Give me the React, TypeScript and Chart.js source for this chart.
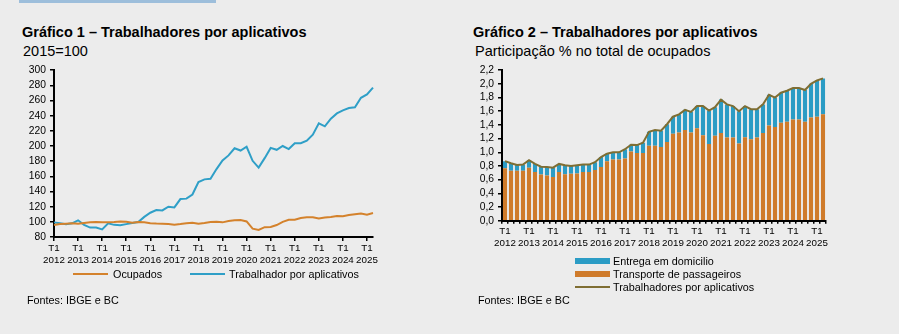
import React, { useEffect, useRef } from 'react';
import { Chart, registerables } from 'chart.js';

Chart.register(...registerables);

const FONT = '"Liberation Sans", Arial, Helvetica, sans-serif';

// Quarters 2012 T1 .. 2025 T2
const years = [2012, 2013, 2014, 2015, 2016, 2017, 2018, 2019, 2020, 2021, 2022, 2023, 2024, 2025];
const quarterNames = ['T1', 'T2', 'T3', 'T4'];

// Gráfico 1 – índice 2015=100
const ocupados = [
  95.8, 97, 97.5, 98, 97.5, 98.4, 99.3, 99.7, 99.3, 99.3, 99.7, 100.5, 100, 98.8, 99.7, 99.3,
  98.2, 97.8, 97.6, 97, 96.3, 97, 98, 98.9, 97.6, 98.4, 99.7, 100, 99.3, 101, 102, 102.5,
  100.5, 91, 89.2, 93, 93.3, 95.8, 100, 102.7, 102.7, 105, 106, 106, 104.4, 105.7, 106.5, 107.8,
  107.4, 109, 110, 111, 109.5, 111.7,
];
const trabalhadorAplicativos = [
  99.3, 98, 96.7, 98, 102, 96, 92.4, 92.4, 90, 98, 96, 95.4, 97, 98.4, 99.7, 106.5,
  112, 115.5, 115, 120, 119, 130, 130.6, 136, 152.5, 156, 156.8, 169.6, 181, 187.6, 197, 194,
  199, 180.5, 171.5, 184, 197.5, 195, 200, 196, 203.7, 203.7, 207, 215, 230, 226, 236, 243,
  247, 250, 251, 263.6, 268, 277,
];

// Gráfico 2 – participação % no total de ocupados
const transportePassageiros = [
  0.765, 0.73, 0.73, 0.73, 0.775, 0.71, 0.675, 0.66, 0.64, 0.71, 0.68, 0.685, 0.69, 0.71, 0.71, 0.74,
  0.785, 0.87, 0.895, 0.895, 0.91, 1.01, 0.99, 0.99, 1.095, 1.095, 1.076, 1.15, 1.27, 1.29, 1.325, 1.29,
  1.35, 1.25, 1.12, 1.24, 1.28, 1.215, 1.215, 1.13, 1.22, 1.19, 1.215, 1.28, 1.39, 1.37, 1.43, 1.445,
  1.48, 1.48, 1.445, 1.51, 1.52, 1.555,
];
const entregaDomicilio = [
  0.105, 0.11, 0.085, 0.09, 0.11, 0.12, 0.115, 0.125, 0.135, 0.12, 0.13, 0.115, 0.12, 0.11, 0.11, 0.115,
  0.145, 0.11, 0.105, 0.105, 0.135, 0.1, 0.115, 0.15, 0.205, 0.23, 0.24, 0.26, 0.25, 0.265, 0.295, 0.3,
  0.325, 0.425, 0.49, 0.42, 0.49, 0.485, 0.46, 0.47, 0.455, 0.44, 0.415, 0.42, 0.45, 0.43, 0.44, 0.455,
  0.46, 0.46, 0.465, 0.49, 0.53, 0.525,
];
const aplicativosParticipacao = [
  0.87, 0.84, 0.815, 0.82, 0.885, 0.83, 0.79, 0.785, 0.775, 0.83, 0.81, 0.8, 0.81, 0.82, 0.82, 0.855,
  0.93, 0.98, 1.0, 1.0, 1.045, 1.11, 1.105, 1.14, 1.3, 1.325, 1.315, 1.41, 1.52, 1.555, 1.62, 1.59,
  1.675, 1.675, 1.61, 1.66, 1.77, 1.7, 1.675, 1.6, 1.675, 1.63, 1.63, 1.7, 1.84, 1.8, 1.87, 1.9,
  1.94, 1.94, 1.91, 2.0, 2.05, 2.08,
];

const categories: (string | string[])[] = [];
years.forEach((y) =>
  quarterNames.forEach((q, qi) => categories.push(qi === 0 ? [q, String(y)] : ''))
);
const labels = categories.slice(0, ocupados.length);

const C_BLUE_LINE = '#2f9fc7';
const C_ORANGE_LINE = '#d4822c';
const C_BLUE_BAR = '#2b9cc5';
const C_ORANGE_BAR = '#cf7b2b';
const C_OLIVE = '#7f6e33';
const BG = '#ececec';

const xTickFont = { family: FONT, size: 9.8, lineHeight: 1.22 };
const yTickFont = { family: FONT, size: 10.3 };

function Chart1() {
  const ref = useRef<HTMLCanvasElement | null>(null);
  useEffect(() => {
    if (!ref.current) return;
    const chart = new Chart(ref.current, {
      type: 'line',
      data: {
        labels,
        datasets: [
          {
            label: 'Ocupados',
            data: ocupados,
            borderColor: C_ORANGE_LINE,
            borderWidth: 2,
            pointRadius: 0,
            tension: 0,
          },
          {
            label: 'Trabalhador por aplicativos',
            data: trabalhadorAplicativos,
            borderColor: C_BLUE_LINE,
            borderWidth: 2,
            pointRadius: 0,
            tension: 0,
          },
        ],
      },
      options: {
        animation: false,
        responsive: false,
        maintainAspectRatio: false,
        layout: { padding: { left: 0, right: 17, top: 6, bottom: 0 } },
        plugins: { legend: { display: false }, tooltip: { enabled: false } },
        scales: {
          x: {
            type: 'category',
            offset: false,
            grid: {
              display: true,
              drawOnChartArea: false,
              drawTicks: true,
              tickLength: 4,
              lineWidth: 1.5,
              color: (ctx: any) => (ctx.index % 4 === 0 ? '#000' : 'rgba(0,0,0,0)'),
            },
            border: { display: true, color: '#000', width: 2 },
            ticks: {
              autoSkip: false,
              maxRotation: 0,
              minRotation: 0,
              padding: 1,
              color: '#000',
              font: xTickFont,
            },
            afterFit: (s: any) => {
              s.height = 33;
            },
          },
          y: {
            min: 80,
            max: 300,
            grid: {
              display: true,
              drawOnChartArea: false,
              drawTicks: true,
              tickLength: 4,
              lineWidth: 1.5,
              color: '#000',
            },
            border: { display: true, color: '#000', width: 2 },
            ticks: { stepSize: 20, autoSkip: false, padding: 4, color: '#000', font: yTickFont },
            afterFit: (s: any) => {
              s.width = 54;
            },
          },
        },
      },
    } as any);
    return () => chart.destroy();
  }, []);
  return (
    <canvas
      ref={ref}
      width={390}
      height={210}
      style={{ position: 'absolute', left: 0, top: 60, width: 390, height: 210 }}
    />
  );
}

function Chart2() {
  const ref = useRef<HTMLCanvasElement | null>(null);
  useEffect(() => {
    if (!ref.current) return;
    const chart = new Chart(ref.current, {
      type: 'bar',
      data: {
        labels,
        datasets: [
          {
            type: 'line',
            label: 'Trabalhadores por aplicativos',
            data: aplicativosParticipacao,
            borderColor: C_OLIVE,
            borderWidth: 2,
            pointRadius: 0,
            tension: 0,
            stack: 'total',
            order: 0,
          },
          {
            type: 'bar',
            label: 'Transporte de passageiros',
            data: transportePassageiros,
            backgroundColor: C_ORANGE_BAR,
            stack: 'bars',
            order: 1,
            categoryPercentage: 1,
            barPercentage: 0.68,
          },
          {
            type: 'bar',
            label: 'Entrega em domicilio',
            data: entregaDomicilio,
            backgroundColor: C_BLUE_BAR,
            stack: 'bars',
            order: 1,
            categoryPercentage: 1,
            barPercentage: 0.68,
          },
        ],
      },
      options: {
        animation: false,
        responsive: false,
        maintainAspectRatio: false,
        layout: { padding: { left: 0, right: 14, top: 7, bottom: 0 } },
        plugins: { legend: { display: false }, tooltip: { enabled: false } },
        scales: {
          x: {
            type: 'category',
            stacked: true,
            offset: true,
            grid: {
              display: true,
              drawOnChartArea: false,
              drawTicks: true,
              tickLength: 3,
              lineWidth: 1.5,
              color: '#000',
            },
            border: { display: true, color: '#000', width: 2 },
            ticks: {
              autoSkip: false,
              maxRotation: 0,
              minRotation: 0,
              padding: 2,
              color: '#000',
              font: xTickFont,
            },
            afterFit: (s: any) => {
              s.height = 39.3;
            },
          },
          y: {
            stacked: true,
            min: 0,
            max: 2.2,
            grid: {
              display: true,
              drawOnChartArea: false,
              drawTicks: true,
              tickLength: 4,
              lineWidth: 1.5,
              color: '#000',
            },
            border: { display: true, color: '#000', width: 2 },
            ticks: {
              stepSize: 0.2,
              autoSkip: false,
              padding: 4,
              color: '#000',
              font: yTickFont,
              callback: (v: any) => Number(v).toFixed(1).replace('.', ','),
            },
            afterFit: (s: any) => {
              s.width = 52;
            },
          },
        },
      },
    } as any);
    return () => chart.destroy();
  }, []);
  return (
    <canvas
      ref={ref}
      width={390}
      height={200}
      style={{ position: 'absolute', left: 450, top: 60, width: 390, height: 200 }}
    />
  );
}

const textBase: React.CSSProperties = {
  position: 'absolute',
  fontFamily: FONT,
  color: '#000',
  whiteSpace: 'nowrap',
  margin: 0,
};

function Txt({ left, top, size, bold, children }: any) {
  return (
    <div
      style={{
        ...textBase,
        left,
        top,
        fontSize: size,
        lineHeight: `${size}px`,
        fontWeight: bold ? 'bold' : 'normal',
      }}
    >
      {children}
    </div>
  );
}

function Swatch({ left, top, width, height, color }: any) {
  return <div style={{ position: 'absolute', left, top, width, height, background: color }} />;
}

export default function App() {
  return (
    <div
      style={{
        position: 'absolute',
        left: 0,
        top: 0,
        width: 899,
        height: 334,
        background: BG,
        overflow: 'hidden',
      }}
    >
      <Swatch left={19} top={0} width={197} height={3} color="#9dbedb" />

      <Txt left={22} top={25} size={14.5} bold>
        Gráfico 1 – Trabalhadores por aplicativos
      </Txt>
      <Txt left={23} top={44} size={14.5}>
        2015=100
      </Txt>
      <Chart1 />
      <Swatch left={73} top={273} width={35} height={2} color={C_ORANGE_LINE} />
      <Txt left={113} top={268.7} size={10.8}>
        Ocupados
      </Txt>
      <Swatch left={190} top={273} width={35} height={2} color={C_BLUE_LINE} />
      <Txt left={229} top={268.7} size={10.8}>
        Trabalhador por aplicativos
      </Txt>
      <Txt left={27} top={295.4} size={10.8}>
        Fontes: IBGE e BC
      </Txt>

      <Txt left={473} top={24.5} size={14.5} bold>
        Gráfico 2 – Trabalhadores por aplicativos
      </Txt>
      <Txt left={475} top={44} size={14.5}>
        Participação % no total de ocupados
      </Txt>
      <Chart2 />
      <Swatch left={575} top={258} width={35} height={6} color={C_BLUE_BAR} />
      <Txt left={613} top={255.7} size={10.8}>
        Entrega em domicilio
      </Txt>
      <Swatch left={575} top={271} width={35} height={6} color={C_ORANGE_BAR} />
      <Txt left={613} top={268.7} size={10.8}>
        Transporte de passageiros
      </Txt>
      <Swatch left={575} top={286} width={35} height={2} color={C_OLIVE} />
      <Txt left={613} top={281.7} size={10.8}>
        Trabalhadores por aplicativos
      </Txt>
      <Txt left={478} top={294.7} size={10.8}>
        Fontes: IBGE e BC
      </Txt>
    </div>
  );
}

Set exercise: Print the data above verbatim from the first line through the line holding "Arial, Helvetica, sans-serif';", leaving every picture out.

Exercise result:
Give me the React, TypeScript and Chart.js source for this chart.
import React, { useEffect, useRef } from 'react';
import { Chart, registerables } from 'chart.js';

Chart.register(...registerables);

const FONT = '"Liberation Sans", Arial, Helvetica, sans-serif';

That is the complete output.